**Objective**
Print exactly those lines that run from the beginning of the data to the line bearing "handleheight=0.75, handletextpad=0.45)", inclusive.

==*==

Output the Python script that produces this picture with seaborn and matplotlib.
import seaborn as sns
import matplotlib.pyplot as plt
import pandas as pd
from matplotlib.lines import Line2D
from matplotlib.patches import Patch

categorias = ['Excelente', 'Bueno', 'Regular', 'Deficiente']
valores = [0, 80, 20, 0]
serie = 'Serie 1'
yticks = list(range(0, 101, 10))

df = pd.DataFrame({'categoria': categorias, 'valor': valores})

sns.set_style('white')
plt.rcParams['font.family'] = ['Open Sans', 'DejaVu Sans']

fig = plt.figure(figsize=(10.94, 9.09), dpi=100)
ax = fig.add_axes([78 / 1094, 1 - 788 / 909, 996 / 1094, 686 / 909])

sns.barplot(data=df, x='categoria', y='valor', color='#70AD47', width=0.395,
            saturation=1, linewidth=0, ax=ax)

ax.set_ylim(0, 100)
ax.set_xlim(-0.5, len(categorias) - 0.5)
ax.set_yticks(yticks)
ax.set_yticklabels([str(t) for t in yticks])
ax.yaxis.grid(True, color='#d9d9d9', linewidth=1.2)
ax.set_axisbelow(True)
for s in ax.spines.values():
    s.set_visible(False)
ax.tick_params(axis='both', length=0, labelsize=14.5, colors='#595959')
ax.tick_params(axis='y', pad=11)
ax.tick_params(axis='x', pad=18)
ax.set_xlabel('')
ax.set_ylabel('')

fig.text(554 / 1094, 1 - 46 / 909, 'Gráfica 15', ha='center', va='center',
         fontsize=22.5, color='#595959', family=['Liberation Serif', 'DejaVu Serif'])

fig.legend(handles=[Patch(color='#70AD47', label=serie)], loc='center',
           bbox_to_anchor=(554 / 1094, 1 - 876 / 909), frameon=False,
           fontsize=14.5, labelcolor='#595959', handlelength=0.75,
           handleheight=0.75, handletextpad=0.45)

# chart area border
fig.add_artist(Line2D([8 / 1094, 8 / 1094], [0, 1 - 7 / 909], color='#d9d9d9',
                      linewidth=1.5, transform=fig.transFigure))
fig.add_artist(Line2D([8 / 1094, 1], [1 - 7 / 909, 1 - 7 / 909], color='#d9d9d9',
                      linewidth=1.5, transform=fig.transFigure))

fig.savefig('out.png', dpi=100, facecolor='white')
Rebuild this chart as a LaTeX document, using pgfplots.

==*==

**Answer to the exercise**
Output the Python script that produces this picture with seaborn and matplotlib.
import seaborn as sns
import matplotlib.pyplot as plt
import pandas as pd
from matplotlib.lines import Line2D
from matplotlib.patches import Patch

categorias = ['Excelente', 'Bueno', 'Regular', 'Deficiente']
valores = [0, 80, 20, 0]
serie = 'Serie 1'
yticks = list(range(0, 101, 10))

df = pd.DataFrame({'categoria': categorias, 'valor': valores})

sns.set_style('white')
plt.rcParams['font.family'] = ['Open Sans', 'DejaVu Sans']

fig = plt.figure(figsize=(10.94, 9.09), dpi=100)
ax = fig.add_axes([78 / 1094, 1 - 788 / 909, 996 / 1094, 686 / 909])

sns.barplot(data=df, x='categoria', y='valor', color='#70AD47', width=0.395,
            saturation=1, linewidth=0, ax=ax)

ax.set_ylim(0, 100)
ax.set_xlim(-0.5, len(categorias) - 0.5)
ax.set_yticks(yticks)
ax.set_yticklabels([str(t) for t in yticks])
ax.yaxis.grid(True, color='#d9d9d9', linewidth=1.2)
ax.set_axisbelow(True)
for s in ax.spines.values():
    s.set_visible(False)
ax.tick_params(axis='both', length=0, labelsize=14.5, colors='#595959')
ax.tick_params(axis='y', pad=11)
ax.tick_params(axis='x', pad=18)
ax.set_xlabel('')
ax.set_ylabel('')

fig.text(554 / 1094, 1 - 46 / 909, 'Gráfica 15', ha='center', va='center',
         fontsize=22.5, color='#595959', family=['Liberation Serif', 'DejaVu Serif'])

fig.legend(handles=[Patch(color='#70AD47', label=serie)], loc='center',
           bbox_to_anchor=(554 / 1094, 1 - 876 / 909), frameon=False,
           fontsize=14.5, labelcolor='#595959', handlelength=0.75,
           handleheight=0.75, handletextpad=0.45)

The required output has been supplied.